The Chrysler Patriot was a turbine-electric hybrid sports-prototype racing car utilizing flywheel energy storage, built by Reynard Motorsport and SatCon Technology Corporation for Chrysler in 1993 as a concept car but with the express intent of winning the Le Mans 24 Hour Race.

==Information==
The traction engine was a four-pole, three-phase, 525-volt AC induction motor, weighing 143 pounds (65 kg), with a maximum speed of 24,000 rpm; it had an aluminum housing, was lubricated by oil, and had an 8:1 motor to final drive ratio. Electrical power was supplied by a water-cooled, three-phase alternator which was built into a two-stage gas turbine, fueled with liquified natural gas, running at 50,000 rpm at low speed and 100,000 rpm at high speed, weighing 186 pounds. Additional energy for acceleration was provided by a 147-pound SatCon composite flywheel housed in a vacuum chamber running at 58,000 rpm, coupled to the drive train via three-phase permanent magnets in a Halbach array. In 1995 SatCon and Chrysler were awarded the Discover Award for innovation in automotive engineering for the Patriot design.

The Patriot as first designed was different in many details from the final design, which had numerous compromises, according to its creator, Chrysler engineer Ian Sharp, who wrote that similar designs appear to be under consideration for Formula One racing in 2012.

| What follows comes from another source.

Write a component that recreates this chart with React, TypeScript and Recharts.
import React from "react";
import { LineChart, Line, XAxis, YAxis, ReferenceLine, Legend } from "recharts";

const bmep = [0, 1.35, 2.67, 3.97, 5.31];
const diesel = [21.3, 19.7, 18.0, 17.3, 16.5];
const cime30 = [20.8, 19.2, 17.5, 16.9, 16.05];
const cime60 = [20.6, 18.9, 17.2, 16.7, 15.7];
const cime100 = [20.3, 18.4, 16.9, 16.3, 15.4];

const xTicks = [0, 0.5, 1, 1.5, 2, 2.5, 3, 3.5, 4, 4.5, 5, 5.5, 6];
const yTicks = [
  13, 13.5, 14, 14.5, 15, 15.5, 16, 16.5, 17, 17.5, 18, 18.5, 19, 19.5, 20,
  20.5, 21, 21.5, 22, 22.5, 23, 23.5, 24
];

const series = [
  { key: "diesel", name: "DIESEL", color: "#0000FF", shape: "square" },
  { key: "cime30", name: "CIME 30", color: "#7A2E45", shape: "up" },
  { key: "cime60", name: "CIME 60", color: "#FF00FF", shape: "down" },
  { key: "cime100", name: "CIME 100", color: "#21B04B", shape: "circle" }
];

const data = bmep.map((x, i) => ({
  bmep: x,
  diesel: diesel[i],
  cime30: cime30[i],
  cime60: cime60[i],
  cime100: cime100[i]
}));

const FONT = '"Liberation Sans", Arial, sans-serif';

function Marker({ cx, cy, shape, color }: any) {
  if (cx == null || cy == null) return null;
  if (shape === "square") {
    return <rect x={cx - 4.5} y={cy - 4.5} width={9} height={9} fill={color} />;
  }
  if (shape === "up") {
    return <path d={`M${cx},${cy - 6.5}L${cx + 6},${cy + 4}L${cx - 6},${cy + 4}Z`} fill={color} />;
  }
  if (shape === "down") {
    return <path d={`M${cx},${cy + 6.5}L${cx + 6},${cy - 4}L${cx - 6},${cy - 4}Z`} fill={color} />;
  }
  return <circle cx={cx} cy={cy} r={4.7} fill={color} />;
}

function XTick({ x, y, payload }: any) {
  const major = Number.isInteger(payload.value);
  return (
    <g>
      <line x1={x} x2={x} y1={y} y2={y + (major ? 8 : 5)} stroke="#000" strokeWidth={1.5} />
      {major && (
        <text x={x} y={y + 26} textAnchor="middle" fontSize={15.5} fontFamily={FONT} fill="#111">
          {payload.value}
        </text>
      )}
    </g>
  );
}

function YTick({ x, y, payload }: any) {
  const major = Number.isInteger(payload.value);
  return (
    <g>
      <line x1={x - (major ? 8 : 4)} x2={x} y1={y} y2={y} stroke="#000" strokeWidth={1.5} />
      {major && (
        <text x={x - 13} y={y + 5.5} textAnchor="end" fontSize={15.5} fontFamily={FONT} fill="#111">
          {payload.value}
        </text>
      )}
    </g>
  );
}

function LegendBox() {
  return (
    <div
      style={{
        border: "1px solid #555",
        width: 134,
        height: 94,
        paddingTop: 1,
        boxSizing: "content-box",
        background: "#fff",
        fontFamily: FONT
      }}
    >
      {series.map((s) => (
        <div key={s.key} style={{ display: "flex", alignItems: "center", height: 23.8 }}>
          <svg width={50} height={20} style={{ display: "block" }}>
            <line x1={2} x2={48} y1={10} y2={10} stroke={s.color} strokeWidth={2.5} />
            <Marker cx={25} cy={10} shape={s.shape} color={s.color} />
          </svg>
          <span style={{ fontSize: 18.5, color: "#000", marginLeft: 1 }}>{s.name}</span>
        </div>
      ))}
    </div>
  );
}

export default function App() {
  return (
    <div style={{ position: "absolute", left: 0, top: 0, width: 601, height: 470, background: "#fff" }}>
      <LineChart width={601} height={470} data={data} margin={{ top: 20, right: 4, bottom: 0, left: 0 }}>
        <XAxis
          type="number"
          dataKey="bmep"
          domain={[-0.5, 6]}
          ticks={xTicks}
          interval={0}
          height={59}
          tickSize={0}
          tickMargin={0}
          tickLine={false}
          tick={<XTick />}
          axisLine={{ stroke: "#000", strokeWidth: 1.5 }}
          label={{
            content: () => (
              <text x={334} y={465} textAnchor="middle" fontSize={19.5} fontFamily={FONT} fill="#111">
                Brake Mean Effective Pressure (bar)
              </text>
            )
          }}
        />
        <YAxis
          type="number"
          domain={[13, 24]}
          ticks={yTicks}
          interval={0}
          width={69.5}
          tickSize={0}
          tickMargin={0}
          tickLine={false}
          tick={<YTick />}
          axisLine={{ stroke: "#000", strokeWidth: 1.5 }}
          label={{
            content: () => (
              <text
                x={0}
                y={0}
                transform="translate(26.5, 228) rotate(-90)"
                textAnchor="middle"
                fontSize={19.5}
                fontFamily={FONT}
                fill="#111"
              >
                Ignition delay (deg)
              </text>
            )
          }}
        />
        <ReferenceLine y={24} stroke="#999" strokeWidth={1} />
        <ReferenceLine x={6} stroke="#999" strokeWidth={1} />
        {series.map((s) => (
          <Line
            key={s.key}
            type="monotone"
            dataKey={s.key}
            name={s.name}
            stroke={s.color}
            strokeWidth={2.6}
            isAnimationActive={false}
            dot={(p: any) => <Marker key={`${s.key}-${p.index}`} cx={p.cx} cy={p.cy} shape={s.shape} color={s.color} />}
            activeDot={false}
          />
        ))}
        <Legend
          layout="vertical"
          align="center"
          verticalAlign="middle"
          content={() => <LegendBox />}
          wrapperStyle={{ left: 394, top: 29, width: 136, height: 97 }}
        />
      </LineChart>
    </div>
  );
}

Although introduced with much fanfare as a great leap forward in alternative energy storage and efficiency, press releases regarding the Patriot faded away. It was later revealed that serious problems with the mechanical integrity of the flywheel could not be overcome, and protection from a shattering flywheel would exact too much of a weight penalty.